● YOUR GOAL
Take the lines from the head of the listing through the one bearing "nan = np.nan" and copy them exactly, leaving every picture out.

__________

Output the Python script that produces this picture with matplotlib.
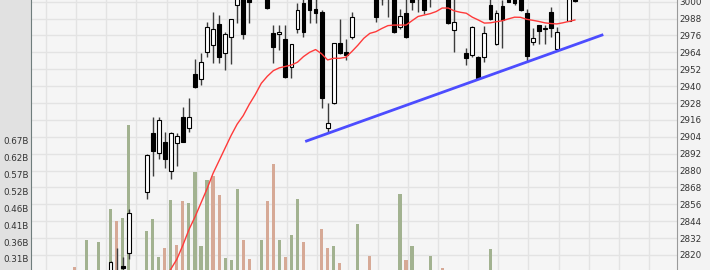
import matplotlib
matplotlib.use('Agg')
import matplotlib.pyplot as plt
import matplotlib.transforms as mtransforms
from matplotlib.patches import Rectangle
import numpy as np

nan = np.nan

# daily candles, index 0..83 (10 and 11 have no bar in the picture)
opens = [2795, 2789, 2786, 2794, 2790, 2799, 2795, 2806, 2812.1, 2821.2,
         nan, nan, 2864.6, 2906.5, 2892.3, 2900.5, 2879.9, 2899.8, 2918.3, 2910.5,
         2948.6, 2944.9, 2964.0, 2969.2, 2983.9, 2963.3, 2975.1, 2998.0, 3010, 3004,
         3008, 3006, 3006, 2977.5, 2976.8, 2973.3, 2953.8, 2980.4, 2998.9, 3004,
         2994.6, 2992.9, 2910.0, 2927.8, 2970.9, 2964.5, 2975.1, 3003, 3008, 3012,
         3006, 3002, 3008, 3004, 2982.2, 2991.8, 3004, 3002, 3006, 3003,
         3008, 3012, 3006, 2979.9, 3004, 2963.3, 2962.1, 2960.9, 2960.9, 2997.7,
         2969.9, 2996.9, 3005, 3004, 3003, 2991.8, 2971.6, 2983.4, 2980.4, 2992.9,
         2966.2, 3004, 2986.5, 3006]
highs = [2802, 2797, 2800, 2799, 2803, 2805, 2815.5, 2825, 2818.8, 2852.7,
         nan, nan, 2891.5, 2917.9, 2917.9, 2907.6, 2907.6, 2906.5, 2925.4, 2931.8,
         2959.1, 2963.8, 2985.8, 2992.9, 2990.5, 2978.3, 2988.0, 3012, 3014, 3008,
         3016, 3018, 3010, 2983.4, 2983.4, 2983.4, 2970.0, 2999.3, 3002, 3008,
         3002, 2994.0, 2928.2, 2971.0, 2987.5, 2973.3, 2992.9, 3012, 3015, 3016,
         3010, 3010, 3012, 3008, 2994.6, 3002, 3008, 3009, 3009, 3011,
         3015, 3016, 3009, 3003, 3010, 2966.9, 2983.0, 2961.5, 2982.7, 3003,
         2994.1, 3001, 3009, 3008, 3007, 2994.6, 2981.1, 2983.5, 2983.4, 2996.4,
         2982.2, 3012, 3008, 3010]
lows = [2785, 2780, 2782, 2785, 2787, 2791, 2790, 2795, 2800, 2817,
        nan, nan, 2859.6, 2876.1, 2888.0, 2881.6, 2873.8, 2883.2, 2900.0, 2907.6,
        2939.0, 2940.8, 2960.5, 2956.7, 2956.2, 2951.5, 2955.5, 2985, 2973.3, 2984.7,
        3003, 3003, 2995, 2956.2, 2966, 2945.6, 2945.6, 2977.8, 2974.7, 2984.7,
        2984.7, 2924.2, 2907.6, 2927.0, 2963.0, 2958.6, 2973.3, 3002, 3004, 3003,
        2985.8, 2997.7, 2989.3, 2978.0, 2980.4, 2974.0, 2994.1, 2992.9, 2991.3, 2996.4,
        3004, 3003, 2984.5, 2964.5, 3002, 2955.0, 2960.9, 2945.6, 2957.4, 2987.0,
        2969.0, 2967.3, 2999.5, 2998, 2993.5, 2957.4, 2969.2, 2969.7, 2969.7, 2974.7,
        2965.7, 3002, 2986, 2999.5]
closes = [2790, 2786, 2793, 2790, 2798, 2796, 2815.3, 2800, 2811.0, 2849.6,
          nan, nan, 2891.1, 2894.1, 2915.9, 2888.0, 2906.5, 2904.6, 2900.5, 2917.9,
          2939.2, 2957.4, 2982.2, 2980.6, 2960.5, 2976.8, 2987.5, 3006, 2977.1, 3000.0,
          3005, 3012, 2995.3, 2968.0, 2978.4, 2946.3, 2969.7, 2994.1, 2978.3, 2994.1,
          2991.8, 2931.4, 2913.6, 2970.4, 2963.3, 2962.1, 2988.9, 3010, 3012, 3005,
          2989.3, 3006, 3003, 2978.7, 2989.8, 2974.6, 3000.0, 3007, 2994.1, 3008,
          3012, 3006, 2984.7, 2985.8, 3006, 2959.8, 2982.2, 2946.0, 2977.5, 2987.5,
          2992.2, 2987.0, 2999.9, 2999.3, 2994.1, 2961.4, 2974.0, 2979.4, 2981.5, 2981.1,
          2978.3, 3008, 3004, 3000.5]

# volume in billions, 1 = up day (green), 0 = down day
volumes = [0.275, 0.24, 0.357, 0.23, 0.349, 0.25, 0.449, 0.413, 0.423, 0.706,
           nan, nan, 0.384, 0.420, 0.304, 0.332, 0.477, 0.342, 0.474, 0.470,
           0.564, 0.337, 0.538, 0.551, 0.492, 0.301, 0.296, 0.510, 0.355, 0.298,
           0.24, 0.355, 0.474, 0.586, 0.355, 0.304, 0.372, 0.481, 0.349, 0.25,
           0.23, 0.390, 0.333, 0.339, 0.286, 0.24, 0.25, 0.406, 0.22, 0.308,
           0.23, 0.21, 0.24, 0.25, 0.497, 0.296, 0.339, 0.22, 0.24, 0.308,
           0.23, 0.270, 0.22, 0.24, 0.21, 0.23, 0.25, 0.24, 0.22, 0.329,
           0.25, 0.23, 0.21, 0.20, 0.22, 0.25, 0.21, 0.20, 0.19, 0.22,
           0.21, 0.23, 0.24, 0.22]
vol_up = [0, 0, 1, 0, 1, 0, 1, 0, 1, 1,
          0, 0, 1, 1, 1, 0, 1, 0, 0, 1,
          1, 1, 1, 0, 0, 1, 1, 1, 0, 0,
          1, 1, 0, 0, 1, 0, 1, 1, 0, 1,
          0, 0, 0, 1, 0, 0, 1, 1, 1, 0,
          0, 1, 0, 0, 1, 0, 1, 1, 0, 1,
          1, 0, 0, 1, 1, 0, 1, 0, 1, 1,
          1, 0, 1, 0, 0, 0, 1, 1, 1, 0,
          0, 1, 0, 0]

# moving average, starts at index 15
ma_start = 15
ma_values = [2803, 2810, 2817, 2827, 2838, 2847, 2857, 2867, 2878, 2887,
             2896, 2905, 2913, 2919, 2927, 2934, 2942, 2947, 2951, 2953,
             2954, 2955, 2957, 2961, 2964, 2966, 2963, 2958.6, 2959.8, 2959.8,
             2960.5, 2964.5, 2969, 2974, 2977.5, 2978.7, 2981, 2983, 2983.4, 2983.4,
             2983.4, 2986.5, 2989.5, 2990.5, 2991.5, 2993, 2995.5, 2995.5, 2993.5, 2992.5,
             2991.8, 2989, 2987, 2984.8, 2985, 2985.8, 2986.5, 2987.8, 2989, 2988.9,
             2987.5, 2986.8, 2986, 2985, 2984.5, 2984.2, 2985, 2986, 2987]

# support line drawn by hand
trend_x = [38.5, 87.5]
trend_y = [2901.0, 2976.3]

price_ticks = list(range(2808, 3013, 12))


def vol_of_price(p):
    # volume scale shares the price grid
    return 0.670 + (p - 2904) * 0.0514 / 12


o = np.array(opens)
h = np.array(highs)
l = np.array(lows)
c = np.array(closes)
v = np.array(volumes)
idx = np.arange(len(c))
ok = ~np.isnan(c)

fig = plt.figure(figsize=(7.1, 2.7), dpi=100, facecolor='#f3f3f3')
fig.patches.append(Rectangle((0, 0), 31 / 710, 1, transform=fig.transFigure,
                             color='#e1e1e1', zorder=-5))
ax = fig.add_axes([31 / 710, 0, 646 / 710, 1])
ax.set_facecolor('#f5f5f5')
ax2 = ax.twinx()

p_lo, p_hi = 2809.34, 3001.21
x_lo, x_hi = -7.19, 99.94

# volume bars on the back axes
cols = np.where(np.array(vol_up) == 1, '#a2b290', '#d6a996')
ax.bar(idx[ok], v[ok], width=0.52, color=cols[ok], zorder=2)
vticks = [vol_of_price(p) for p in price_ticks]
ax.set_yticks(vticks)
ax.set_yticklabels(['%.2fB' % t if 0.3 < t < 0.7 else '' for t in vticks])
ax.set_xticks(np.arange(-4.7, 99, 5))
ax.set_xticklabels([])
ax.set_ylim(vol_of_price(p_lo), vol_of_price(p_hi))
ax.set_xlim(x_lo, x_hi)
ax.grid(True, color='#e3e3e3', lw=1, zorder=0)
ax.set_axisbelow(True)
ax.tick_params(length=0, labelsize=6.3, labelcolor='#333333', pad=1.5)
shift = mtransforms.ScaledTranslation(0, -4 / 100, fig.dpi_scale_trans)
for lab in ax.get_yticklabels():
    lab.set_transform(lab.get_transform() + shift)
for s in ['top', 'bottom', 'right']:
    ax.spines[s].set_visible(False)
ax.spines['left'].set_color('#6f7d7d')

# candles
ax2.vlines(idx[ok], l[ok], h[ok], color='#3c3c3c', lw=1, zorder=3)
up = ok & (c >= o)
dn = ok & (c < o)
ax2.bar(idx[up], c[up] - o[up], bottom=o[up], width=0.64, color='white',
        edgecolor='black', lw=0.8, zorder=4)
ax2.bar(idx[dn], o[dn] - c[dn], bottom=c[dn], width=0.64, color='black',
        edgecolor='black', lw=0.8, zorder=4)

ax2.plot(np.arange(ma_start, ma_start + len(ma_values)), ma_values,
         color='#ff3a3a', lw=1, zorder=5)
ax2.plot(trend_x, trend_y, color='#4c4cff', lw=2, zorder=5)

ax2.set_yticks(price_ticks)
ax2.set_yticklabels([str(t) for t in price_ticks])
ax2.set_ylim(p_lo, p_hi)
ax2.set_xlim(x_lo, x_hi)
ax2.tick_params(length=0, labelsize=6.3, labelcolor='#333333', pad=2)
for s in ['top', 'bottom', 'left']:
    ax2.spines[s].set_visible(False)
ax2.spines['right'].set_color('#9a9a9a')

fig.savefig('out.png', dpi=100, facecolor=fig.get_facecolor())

__________

● EXERCISE OUTPUT
Output the Python script that produces this picture with matplotlib.
import matplotlib
matplotlib.use('Agg')
import matplotlib.pyplot as plt
import matplotlib.transforms as mtransforms
from matplotlib.patches import Rectangle
import numpy as np

nan = np.nan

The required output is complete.